[DATASET start]
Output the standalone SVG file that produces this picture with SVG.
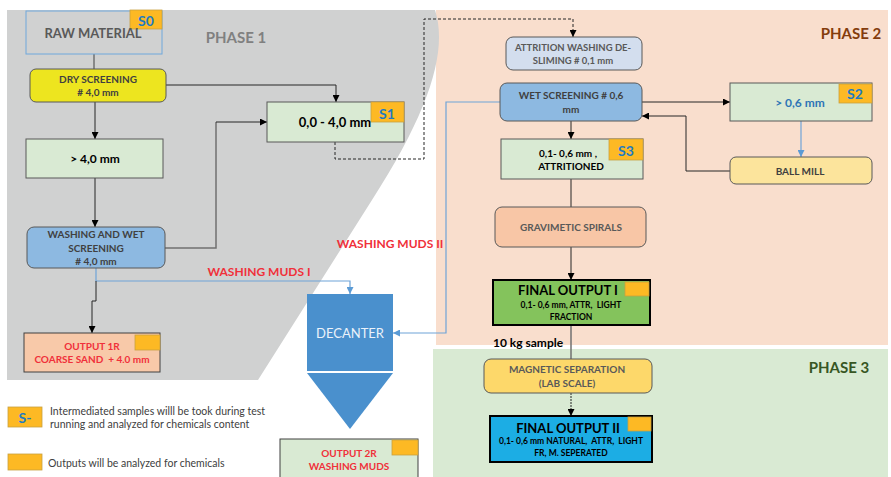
<svg xmlns="http://www.w3.org/2000/svg" width="891" height="477" viewBox="0 0 891 477">
<defs>
<marker id="ab" viewBox="0 0 10 10" refX="10" refY="5" markerWidth="7" markerHeight="7" orient="auto" markerUnits="userSpaceOnUse"><path d="M0,0 L10,5 L0,10 z" fill="#000"/></marker>
<marker id="au" viewBox="0 0 10 10" refX="10" refY="5" markerWidth="7" markerHeight="7" orient="auto" markerUnits="userSpaceOnUse"><path d="M0,0 L10,5 L0,10 z" fill="#5B9BD5"/></marker>
<style>
text{font-family:Lato,"Open Sans","Liberation Sans",sans-serif;font-weight:bold;text-anchor:middle;dominant-baseline:central}
.n{stroke:#595959;stroke-width:1}
.g{fill:#D9EAD3}
.bl{fill:#8DB9E1}
.badge{fill:#FDB924;stroke:#C9A040;stroke-width:0.8}
.bt{fill:#1F7BC1;font-size:14px}
.s{font-size:10px;fill:#404040}
.sg{font-size:10px;fill:#595959}
.red{fill:#F0303A}
.ph{font-size:15px}
.c{fill:none;stroke:#262626;stroke-width:1}
.cg{fill:none;stroke:#707070;stroke-width:1.5}
.cu{fill:none;stroke:#6FA3D8;stroke-width:1.2}
.leg{font-weight:normal;font-size:10.5px;fill:#404040;text-anchor:start}
</style>
</defs>
<rect width="891" height="477" fill="#FFFFFF"/>
<g id="regions">
<rect x="436" y="10" width="452" height="335" fill="#F9DECD"/>
<rect x="433" y="349" width="455" height="128" fill="#D9EAD3"/>
<path d="M7,10 L435,10 C448,50 430,110 372,200 L258,380 L7,380 Z" fill="#D0D1D1"/>
<text x="236" y="37" class="ph" fill="#808080">PHASE 1</text>
<text x="851" y="33" class="ph" fill="#843C0C">PHASE 2</text>
<text x="839" y="367" class="ph" fill="#375623">PHASE 3</text>
</g>
<g id="connectors">
<path class="cg" d="M94,54 V69"/>
<path class="c" d="M95,102 V139" marker-end="url(#ab)"/>
<path class="c" d="M166,85 H336 V102" marker-end="url(#ab)"/>
<path class="c" d="M95,178 V227" marker-end="url(#ab)"/>
<path class="cg" d="M165,248 H216 V122"/>
<path class="c" d="M216,122 H267" marker-end="url(#ab)"/>
<path class="cu" d="M96,268 V281 H350 V294" marker-end="url(#au)"/>
<path class="c" d="M96,281 V301 H92 V333" marker-end="url(#ab)"/>
<path class="c" d="M335,142 V159 H424 V19 H573 V37" stroke-dasharray="3,2" marker-end="url(#ab)"/>
<path class="c" d="M642,102 H730" marker-end="url(#ab)"/>
<path class="c" d="M571,121 V139" marker-end="url(#ab)"/>
<path class="cu" d="M801,121 V157" marker-end="url(#au)"/>
<path class="c" d="M730,171 H686 V116 H642" marker-end="url(#ab)"/>
<path class="cu" d="M500,102 H446 V333 H393" marker-end="url(#au)"/>
<path class="c" d="M571,179 V207"/>
<path class="c" d="M571,247 V280" marker-end="url(#ab)"/>
<path class="cg" d="M571,325 V359" stroke="#909090"/>
<path class="c" d="M571,393 V416" stroke="#707070" stroke-dasharray="2,1" marker-end="url(#ab)"/>
</g>
<g id="raw-material">
<rect x="26" y="11" width="136" height="43" fill="#D0D1D1" stroke="#6FA8DC"/>
<rect x="130" y="10" width="32" height="19" class="badge"/>
<text x="146" y="20" class="bt">S0</text>
<text x="93" y="33" font-size="13" fill="#595959">RAW MATERIAL</text>
</g>
<g id="dry-screening">
<rect x="30" y="69" width="136" height="33" rx="6" fill="#EDE51F" class="n"/>
<text x="98" y="79" class="s">DRY SCREENING</text>
<text x="98" y="92" class="s"># 4,0 mm</text>
</g>
<g id="over-4mm">
<rect x="26" y="139" width="137" height="39" class="g n"/>
<text x="95" y="158" font-size="12" fill="#000">&gt; 4,0 mm</text>
</g>
<g id="s1">
<rect x="267" y="102" width="137" height="40" class="g n"/>
<rect x="371" y="102" width="33" height="20" class="badge"/>
<text x="387" y="113" class="bt">S1</text>
<text x="335" y="122" font-size="13" fill="#000">0,0 - 4,0 mm</text>
</g>
<g id="washing">
<rect x="27" y="227" width="138" height="41" rx="7" class="bl n"/>
<text x="96" y="234" class="s">WASHING AND WET</text>
<text x="96" y="248" class="s">SCREENING</text>
<text x="96" y="261" class="s"># 4,0 mm</text>
</g>
<g id="output-1r">
<rect x="24" y="333" width="136" height="39" fill="#F8C9A9" stroke="#404040"/>
<rect x="135" y="335" width="25" height="15" class="badge"/>
<text x="92" y="346" class="s red">OUTPUT 1R</text>
<text x="92" y="359" class="s red" xml:space="preserve">COARSE SAND  + 4.0 mm</text>
</g>
<g id="labels">
<text x="259" y="271" font-size="12" class="red">WASHING MUDS I</text>
<text x="390" y="243" font-size="12" class="red">WASHING MUDS II</text>
<text x="493" y="342" font-size="12" fill="#000" style="text-anchor:start">10 kg sample</text>
</g>
<g id="decanter">
<rect x="307" y="294" width="86" height="77" fill="#4A90CD"/>
<polygon points="307,373 393,373 350,429" fill="#4A90CD"/>
<text x="350" y="333" font-size="13" font-weight="normal" fill="#EAF2FA" style="font-weight:normal">DECANTER</text>
</g>
<g id="output-2r">
<rect x="280" y="439" width="138" height="45" class="g" stroke="#404040"/>
<rect x="392" y="440" width="26" height="15" class="badge"/>
<text x="349" y="453" class="s red">OUTPUT 2R</text>
<text x="349" y="466" class="s red">WASHING MUDS</text>
</g>
<g id="attrition">
<rect x="506" y="37" width="136" height="33" rx="7" fill="#D3DEEE" class="n"/>
<text x="573" y="47" class="sg" font-size="9.5" style="font-size:9.5px">ATTRITION WASHING DE-</text>
<text x="573" y="60" class="sg" style="font-size:9.5px">SLIMING # 0,1 mm</text>
</g>
<g id="wet-screening">
<rect x="500" y="83" width="142" height="38" rx="7" class="bl n"/>
<text x="571" y="95" class="s">WET SCREENING # 0,6</text>
<text x="571" y="109" class="s">mm</text>
</g>
<g id="s2">
<rect x="730" y="83" width="142" height="38" class="g n"/>
<rect x="839" y="84" width="33" height="19" class="badge"/>
<text x="855" y="93" class="bt">S2</text>
<text x="800" y="102" font-size="12" fill="#2E75B6">&gt; 0,6 mm</text>
</g>
<g id="ball-mill">
<rect x="730" y="157" width="142" height="27" rx="6" fill="#FCE49C" class="n"/>
<text x="800" y="171" class="s">BALL MILL</text>
</g>
<g id="s3">
<rect x="501" y="139" width="142" height="40" class="g n"/>
<rect x="609" y="139" width="34" height="21" class="badge"/>
<text x="626" y="150" class="bt">S3</text>
<text x="568" y="153" class="s" fill="#000" style="fill:#000">0,1- 0,6 mm ,</text>
<text x="571" y="166" class="s" style="fill:#000">ATTRITIONED</text>
</g>
<g id="gravimetic">
<rect x="495" y="207" width="151" height="40" rx="7" fill="#F8C6A6" class="n"/>
<text x="571" y="227" class="sg">GRAVIMETIC SPIRALS</text>
</g>
<g id="final-output-1">
<rect x="493" y="280" width="157" height="45" fill="#84C35C" stroke="#000" stroke-width="2"/>
<rect x="625" y="282" width="24" height="14" class="badge"/>
<text x="568" y="290" font-size="13" fill="#000">FINAL OUTPUT I</text>
<text x="571" y="305" font-size="8.5" fill="#000" xml:space="preserve">0,1- 0,6 mm, ATTR,  LIGHT</text>
<text x="571" y="317" font-size="8.5" fill="#000">FRACTION</text>
</g>
<g id="magnetic">
<rect x="484" y="359" width="168" height="34" rx="7" fill="#FDD86A" class="n"/>
<text x="567" y="369" class="sg">MAGNETIC SEPARATION</text>
<text x="567" y="383" class="sg">(LAB SCALE)</text>
</g>
<g id="final-output-2">
<rect x="490" y="416" width="162" height="46" fill="#1CADE4" stroke="#000" stroke-width="2"/>
<rect x="628" y="417" width="23" height="14" class="badge"/>
<text x="568" y="428" font-size="13" fill="#000">FINAL OUTPUT II</text>
<text x="571" y="441" font-size="8.5" fill="#000" xml:space="preserve">0,1- 0,6 mm NATURAL,  ATTR,  LIGHT</text>
<text x="571" y="453" font-size="8.5" fill="#000">FR, M. SEPERATED</text>
</g>
<g id="legend">
<rect x="8" y="407" width="34" height="20" class="badge"/>
<text x="25" y="417" class="bt">S-</text>
<text x="50" y="411" class="leg">Intermediated samples willl be took during test</text>
<text x="50" y="424" class="leg">running and analyzed for chemicals content</text>
<rect x="8" y="454" width="34" height="16" class="badge"/>
<text x="48" y="463" class="leg">Outputs will be analyzed for chemicals</text>
</g>
</svg>
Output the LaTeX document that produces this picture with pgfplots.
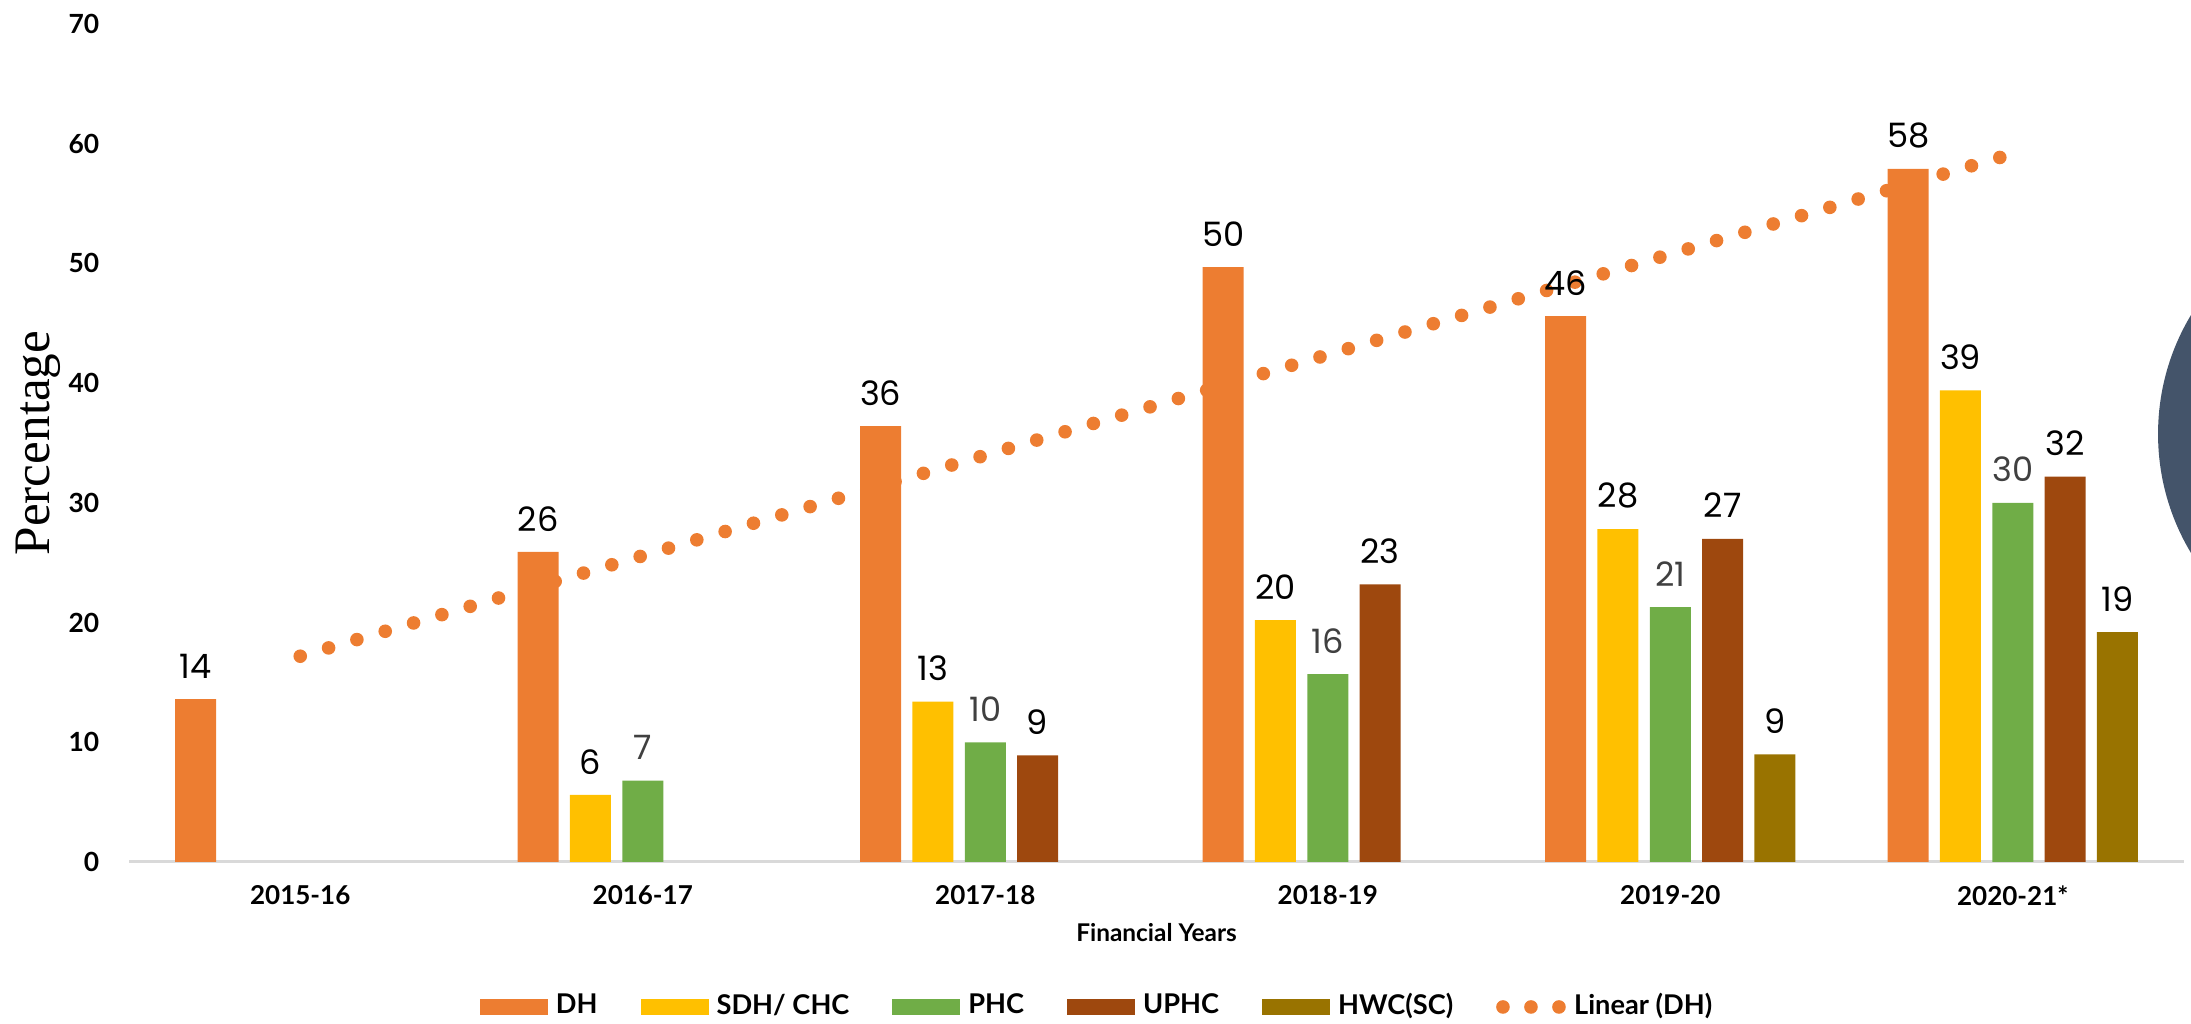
\documentclass[border=0pt]{standalone}
\usepackage{pgfplots}
\pgfplotsset{compat=1.18}
\usepackage{fontspec}
\setmainfont{Lato}
\newfontfamily\numfont{Poppins}
\newfontfamily\serifname{Liberation Serif}
\definecolor{cDH}{HTML}{ED7D31}
\definecolor{cSDH}{HTML}{FFC000}
\definecolor{cPHC}{HTML}{70AD47}
\definecolor{cUPHC}{HTML}{9E480E}
\definecolor{cHWC}{HTML}{997300}
\definecolor{cSlate}{HTML}{44546A}
\definecolor{cGrayLab}{HTML}{404040}
\begin{document}
\begin{tikzpicture}
\useasboundingbox (0,0) rectangle (547.75pt,256pt);
\begin{scope}
\clip (0,0) rectangle (547.75pt,256pt);
\fill[cSlate] (597.25pt,147.5pt) circle (57.75pt);
\end{scope}
\begin{axis}[
  at={(32.25pt,40.5pt)}, anchor=south west,
  width=513.75pt, height=209.5pt, scale only axis,
  xmin=-0.5, xmax=5.5, ymin=0, ymax=70,
  xtick={0,1,2,3,4,5},
  xticklabels={2015-16,2016-17,2017-18,2018-19,2019-20,2020-21*},
  ytick={0,10,...,70},
  major tick length=0pt,
  axis x line*=bottom, axis y line*=left,
  x axis line style={draw=black!15, line width=0.75pt, -},
  y axis line style={draw=none, -},
  /pgf/number format/assume math mode=true,
  yticklabel style={font=\fontsize{6.6}{7}\selectfont\bfseries, anchor=east, inner sep=0pt, xshift=-7.25pt},
  xticklabel style={font=\fontsize{6.5}{7}\selectfont\bfseries, anchor=north, inner sep=0pt, yshift=-5.75pt},
  xlabel={Financial Years},
  xlabel style={at={(axis description cs:0.5,0)}, anchor=center, yshift=-17.75pt, font=\fontsize{6.1}{7}\selectfont\bfseries},
  ylabel={Percentage},
  ylabel style={at={(axis description cs:0,0.5)}, anchor=center, yshift=22.75pt, font=\serifname\fontsize{12.8}{14}\selectfont},
  every node near coord/.append style={font=\numfont\fontsize{8.4}{9}\selectfont, anchor=south, inner sep=0pt, yshift=5pt},
  nodes near coords={\pgfmathprintnumber[fixed,precision=0]{\pgfplotspointmeta}},
  legend style={at={(axis description cs:0.4706,-0.173)}, anchor=center, draw=none, fill=none,
    legend columns=6, font=\fontsize{6.8}{8}\selectfont\bfseries,
    /tikz/every odd column/.append style={column sep=2pt},
    /tikz/every even column/.append style={column sep=10.75pt},
    nodes={inner sep=0pt}},
  legend cell align=left,
]
\addplot[ybar, bar width=10.25pt, bar shift=-26.15pt, fill=cDH, draw=none,
  every node near coord/.append style={xshift=-26.15pt},
  legend image code/.code={\fill[cDH] (0pt,-2pt) rectangle (17pt,2pt);}]
  coordinates {(0,13.6) (1,25.9) (2,36.4) (3,49.7) (4,45.6) (5,57.9)};
\addplot[ybar, bar width=10.25pt, bar shift=-13.075pt, fill=cSDH, draw=none,
  every node near coord/.append style={xshift=-13.075pt},
  legend image code/.code={\fill[cSDH] (0pt,-2pt) rectangle (17pt,2pt);}]
  coordinates {(1,5.6) (2,13.4) (3,20.2) (4,27.8) (5,39.4)};
\addplot[ybar, bar width=10.25pt, bar shift=0pt, fill=cPHC, draw=none,
  every node near coord/.append style={text=cGrayLab},
  legend image code/.code={\fill[cPHC] (0pt,-2pt) rectangle (17pt,2pt);}]
  coordinates {(1,6.8) (2,10.0) (3,15.7) (4,21.3) (5,30.0)};
\addplot[ybar, bar width=10.25pt, bar shift=13.075pt, fill=cUPHC, draw=none,
  every node near coord/.append style={xshift=13.075pt},
  legend image code/.code={\fill[cUPHC] (0pt,-2pt) rectangle (17pt,2pt);}]
  coordinates {(2,8.9) (3,23.2) (4,27.0) (5,32.2)};
\addplot[ybar, bar width=10.25pt, bar shift=26.15pt, fill=cHWC, draw=none,
  every node near coord/.append style={xshift=26.15pt},
  legend image code/.code={\fill[cHWC] (0pt,-2pt) rectangle (17pt,2pt);}]
  coordinates {(4,9.0) (5,19.2)};
\addplot[cDH, line width=3.4pt, line cap=round, dash pattern=on 0pt off 7.38pt, no marks, sharp plot, nodes near coords={},
  legend image code/.code={\draw[cDH, line width=3.4pt, line cap=round, dash pattern=on 0pt off 7pt] (1.5pt,0pt) -- (15.6pt,0pt);}]
  coordinates {(0,17.19) (5,59.17)};
\legend{DH,SDH/ CHC,PHC,UPHC,HWC(SC),Linear (DH)}
\end{axis}
\end{tikzpicture}
\end{document}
[DATASET end]
# WRITTEN PROBLEM
Show every line from the entries above in which the word "produces" appears.

# FINISHED EXERCISE
Output the standalone SVG file that produces this picture with SVG.
Output the LaTeX document that produces this picture with pgfplots.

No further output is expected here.